Recorded data:
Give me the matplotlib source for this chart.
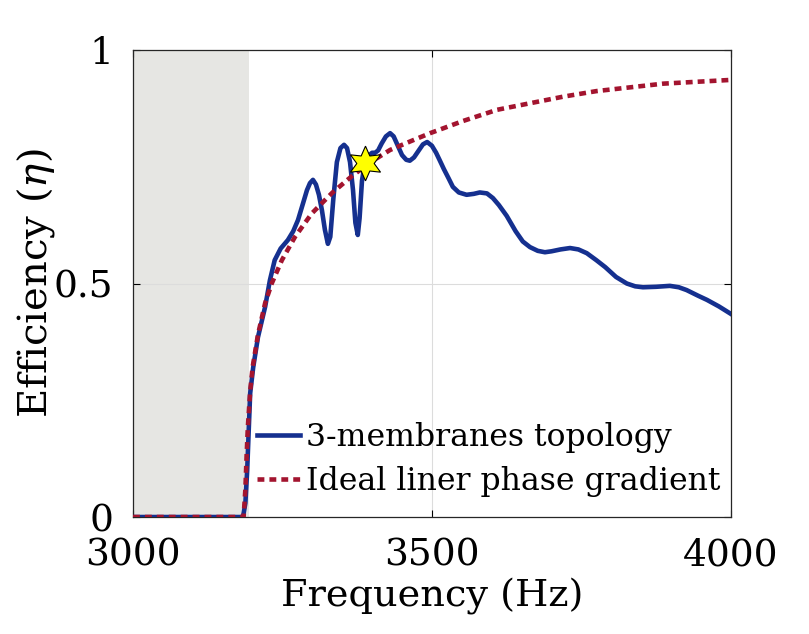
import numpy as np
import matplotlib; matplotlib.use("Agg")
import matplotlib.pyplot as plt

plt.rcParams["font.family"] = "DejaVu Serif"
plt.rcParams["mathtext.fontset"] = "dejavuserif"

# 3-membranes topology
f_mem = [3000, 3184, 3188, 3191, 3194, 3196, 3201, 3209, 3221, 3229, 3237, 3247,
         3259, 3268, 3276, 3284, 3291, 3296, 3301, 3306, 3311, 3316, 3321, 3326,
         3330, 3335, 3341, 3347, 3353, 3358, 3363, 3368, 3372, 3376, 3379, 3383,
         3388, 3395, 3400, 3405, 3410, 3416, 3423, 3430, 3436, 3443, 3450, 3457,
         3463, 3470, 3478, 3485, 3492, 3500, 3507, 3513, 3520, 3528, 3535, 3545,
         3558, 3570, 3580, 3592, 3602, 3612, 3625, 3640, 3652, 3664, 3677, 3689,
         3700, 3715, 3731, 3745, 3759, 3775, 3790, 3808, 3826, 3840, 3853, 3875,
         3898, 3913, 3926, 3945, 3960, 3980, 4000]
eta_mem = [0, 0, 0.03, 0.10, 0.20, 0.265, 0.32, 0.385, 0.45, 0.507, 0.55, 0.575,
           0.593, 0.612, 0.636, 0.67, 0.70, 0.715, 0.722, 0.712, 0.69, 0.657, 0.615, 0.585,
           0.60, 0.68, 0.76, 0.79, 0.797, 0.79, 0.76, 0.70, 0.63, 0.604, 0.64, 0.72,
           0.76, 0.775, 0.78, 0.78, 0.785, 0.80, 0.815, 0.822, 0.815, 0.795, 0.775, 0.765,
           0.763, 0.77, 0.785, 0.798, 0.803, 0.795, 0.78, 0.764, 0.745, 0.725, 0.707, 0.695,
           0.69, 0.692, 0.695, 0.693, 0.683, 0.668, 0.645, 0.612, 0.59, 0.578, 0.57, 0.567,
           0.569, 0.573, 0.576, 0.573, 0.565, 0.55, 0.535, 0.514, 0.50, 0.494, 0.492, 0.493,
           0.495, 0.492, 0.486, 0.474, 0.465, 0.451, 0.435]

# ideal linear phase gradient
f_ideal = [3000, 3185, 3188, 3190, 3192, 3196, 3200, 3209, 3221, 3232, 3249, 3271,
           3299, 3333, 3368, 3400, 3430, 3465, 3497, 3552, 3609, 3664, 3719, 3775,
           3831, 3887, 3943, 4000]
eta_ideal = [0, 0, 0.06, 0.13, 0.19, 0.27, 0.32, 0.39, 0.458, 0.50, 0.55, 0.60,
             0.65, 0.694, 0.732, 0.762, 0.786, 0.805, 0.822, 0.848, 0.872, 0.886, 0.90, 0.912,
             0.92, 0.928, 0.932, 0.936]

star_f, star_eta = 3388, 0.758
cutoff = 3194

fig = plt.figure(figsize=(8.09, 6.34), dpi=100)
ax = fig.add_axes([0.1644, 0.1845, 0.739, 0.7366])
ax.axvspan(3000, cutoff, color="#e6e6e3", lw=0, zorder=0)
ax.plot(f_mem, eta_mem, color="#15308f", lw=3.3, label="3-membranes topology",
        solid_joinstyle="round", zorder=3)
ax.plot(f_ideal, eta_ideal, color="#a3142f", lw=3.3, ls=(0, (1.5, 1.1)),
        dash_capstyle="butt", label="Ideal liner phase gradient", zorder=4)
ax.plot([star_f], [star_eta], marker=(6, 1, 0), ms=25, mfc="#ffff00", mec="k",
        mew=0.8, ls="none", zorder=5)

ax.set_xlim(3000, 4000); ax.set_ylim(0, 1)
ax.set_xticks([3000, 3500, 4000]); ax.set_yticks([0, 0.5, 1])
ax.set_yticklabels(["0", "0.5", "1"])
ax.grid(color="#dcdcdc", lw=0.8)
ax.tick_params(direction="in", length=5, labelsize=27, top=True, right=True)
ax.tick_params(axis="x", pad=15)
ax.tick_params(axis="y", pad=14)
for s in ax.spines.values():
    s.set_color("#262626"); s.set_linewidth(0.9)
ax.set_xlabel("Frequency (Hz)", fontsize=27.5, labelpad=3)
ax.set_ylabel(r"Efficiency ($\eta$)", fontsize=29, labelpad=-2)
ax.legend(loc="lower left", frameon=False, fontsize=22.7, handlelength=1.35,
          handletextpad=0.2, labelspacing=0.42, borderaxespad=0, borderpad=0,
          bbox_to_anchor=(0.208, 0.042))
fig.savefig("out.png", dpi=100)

Problem:
Set the data above down again exactly as given, with no pictures.

Complete output:
Give me the matplotlib source for this chart.
import numpy as np
import matplotlib; matplotlib.use("Agg")
import matplotlib.pyplot as plt

plt.rcParams["font.family"] = "DejaVu Serif"
plt.rcParams["mathtext.fontset"] = "dejavuserif"

# 3-membranes topology
f_mem = [3000, 3184, 3188, 3191, 3194, 3196, 3201, 3209, 3221, 3229, 3237, 3247,
         3259, 3268, 3276, 3284, 3291, 3296, 3301, 3306, 3311, 3316, 3321, 3326,
         3330, 3335, 3341, 3347, 3353, 3358, 3363, 3368, 3372, 3376, 3379, 3383,
         3388, 3395, 3400, 3405, 3410, 3416, 3423, 3430, 3436, 3443, 3450, 3457,
         3463, 3470, 3478, 3485, 3492, 3500, 3507, 3513, 3520, 3528, 3535, 3545,
         3558, 3570, 3580, 3592, 3602, 3612, 3625, 3640, 3652, 3664, 3677, 3689,
         3700, 3715, 3731, 3745, 3759, 3775, 3790, 3808, 3826, 3840, 3853, 3875,
         3898, 3913, 3926, 3945, 3960, 3980, 4000]
eta_mem = [0, 0, 0.03, 0.10, 0.20, 0.265, 0.32, 0.385, 0.45, 0.507, 0.55, 0.575,
           0.593, 0.612, 0.636, 0.67, 0.70, 0.715, 0.722, 0.712, 0.69, 0.657, 0.615, 0.585,
           0.60, 0.68, 0.76, 0.79, 0.797, 0.79, 0.76, 0.70, 0.63, 0.604, 0.64, 0.72,
           0.76, 0.775, 0.78, 0.78, 0.785, 0.80, 0.815, 0.822, 0.815, 0.795, 0.775, 0.765,
           0.763, 0.77, 0.785, 0.798, 0.803, 0.795, 0.78, 0.764, 0.745, 0.725, 0.707, 0.695,
           0.69, 0.692, 0.695, 0.693, 0.683, 0.668, 0.645, 0.612, 0.59, 0.578, 0.57, 0.567,
           0.569, 0.573, 0.576, 0.573, 0.565, 0.55, 0.535, 0.514, 0.50, 0.494, 0.492, 0.493,
           0.495, 0.492, 0.486, 0.474, 0.465, 0.451, 0.435]

# ideal linear phase gradient
f_ideal = [3000, 3185, 3188, 3190, 3192, 3196, 3200, 3209, 3221, 3232, 3249, 3271,
           3299, 3333, 3368, 3400, 3430, 3465, 3497, 3552, 3609, 3664, 3719, 3775,
           3831, 3887, 3943, 4000]
eta_ideal = [0, 0, 0.06, 0.13, 0.19, 0.27, 0.32, 0.39, 0.458, 0.50, 0.55, 0.60,
             0.65, 0.694, 0.732, 0.762, 0.786, 0.805, 0.822, 0.848, 0.872, 0.886, 0.90, 0.912,
             0.92, 0.928, 0.932, 0.936]

star_f, star_eta = 3388, 0.758
cutoff = 3194

fig = plt.figure(figsize=(8.09, 6.34), dpi=100)
ax = fig.add_axes([0.1644, 0.1845, 0.739, 0.7366])
ax.axvspan(3000, cutoff, color="#e6e6e3", lw=0, zorder=0)
ax.plot(f_mem, eta_mem, color="#15308f", lw=3.3, label="3-membranes topology",
        solid_joinstyle="round", zorder=3)
ax.plot(f_ideal, eta_ideal, color="#a3142f", lw=3.3, ls=(0, (1.5, 1.1)),
        dash_capstyle="butt", label="Ideal liner phase gradient", zorder=4)
ax.plot([star_f], [star_eta], marker=(6, 1, 0), ms=25, mfc="#ffff00", mec="k",
        mew=0.8, ls="none", zorder=5)

ax.set_xlim(3000, 4000); ax.set_ylim(0, 1)
ax.set_xticks([3000, 3500, 4000]); ax.set_yticks([0, 0.5, 1])
ax.set_yticklabels(["0", "0.5", "1"])
ax.grid(color="#dcdcdc", lw=0.8)
ax.tick_params(direction="in", length=5, labelsize=27, top=True, right=True)
ax.tick_params(axis="x", pad=15)
ax.tick_params(axis="y", pad=14)
for s in ax.spines.values():
    s.set_color("#262626"); s.set_linewidth(0.9)
ax.set_xlabel("Frequency (Hz)", fontsize=27.5, labelpad=3)
ax.set_ylabel(r"Efficiency ($\eta$)", fontsize=29, labelpad=-2)
ax.legend(loc="lower left", frameon=False, fontsize=22.7, handlelength=1.35,
          handletextpad=0.2, labelspacing=0.42, borderaxespad=0, borderpad=0,
          bbox_to_anchor=(0.208, 0.042))
fig.savefig("out.png", dpi=100)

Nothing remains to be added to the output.